(Reuters) - Oil producer Chevron Corp (CVX.N) said it would work with peers BP Plc (BP.L) and ConocoPhillips (COP.N) to explore and appraise 24 jointly held offshore leases in deepwater Gulf of Mexico.
The region is poised to deliver more than 700,000 barrels per day of new crude over three years, reversing a decline in production as it resurges after the worst offshore oil spill in U.S. history in 2010.
The potential rise in production is attracting oil companies, who are keen on joint ventures as exploration costs in offshore fields are much higher.
Chevron said on Wednesday it would operate the leases, for the Gila and Tiber fields and the Gibson exploration blocks east of Gila, in the northwest part of Keathley Canyon. [ID:nBwbH7PNQa]
BP said it would sell about half its equity interests in Gila and Tiber to Chevron. (bit.ly/1zbpdsF)
BP, whose Macondo oil well blowout caused the 2010 spill, rejoined bidders for exploration and production leases in the Gulf of Mexico last year, after the U.S. government lifted a ban barring the company from new federal contracts.

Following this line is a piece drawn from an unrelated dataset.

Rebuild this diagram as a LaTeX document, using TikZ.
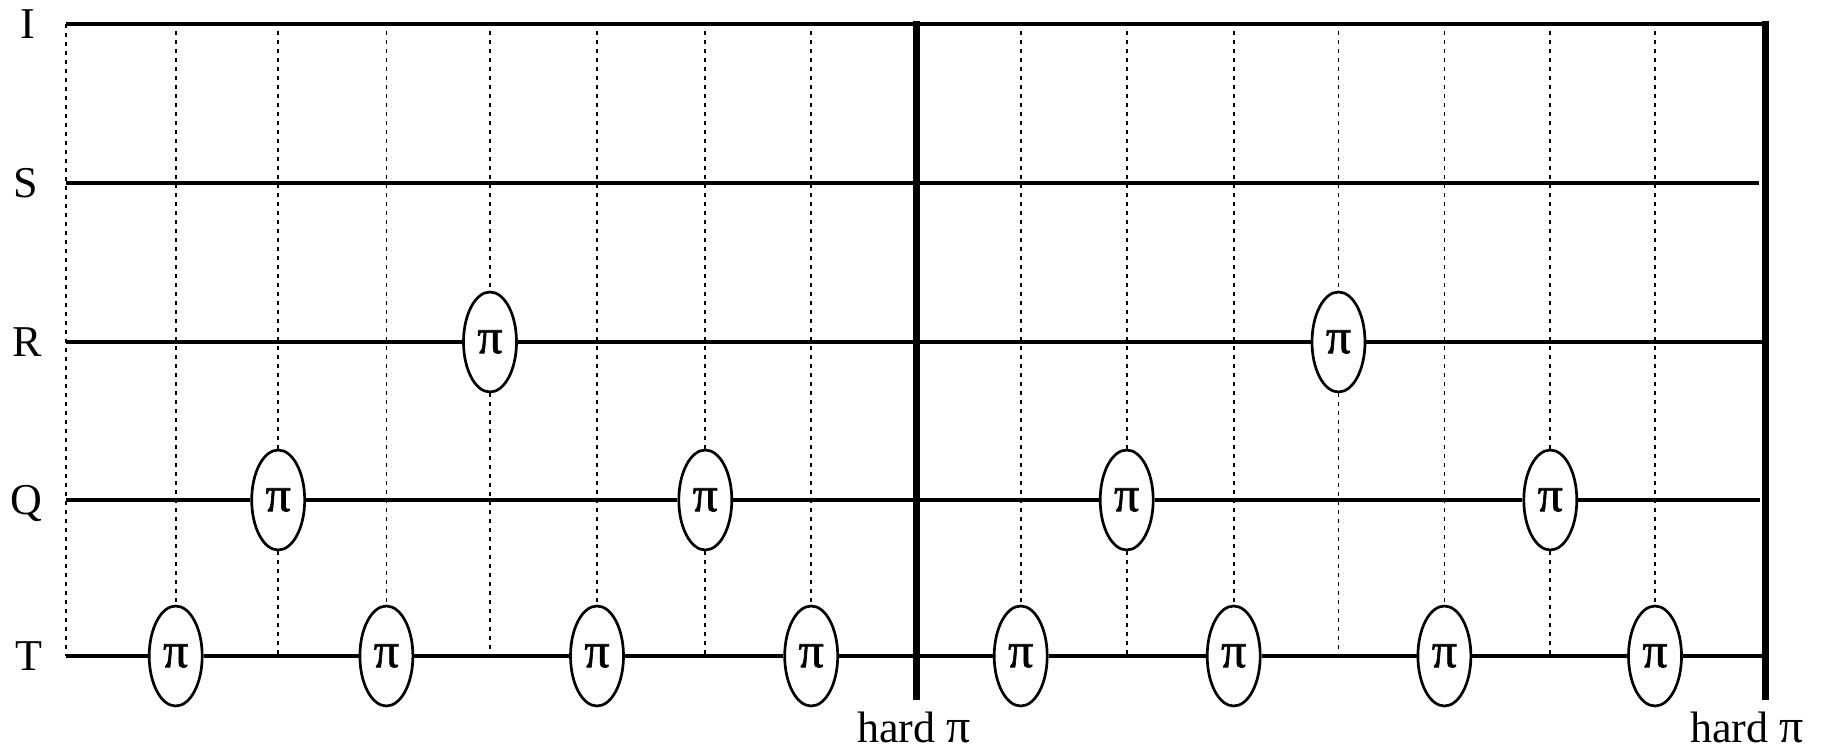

The three companies are also evaluating the potential for a centralized production facility in the region, similar to Chevron's Jack/St. Malo project that will tie a platform to the ocean floor 7,000 feet below the surface and tap a reservoir 26,000 feet deep.
Shares of Chevron, BP and Conoco where all down more than 2 percent on Wednesday, mirroring the fall in crude prices LCOc1.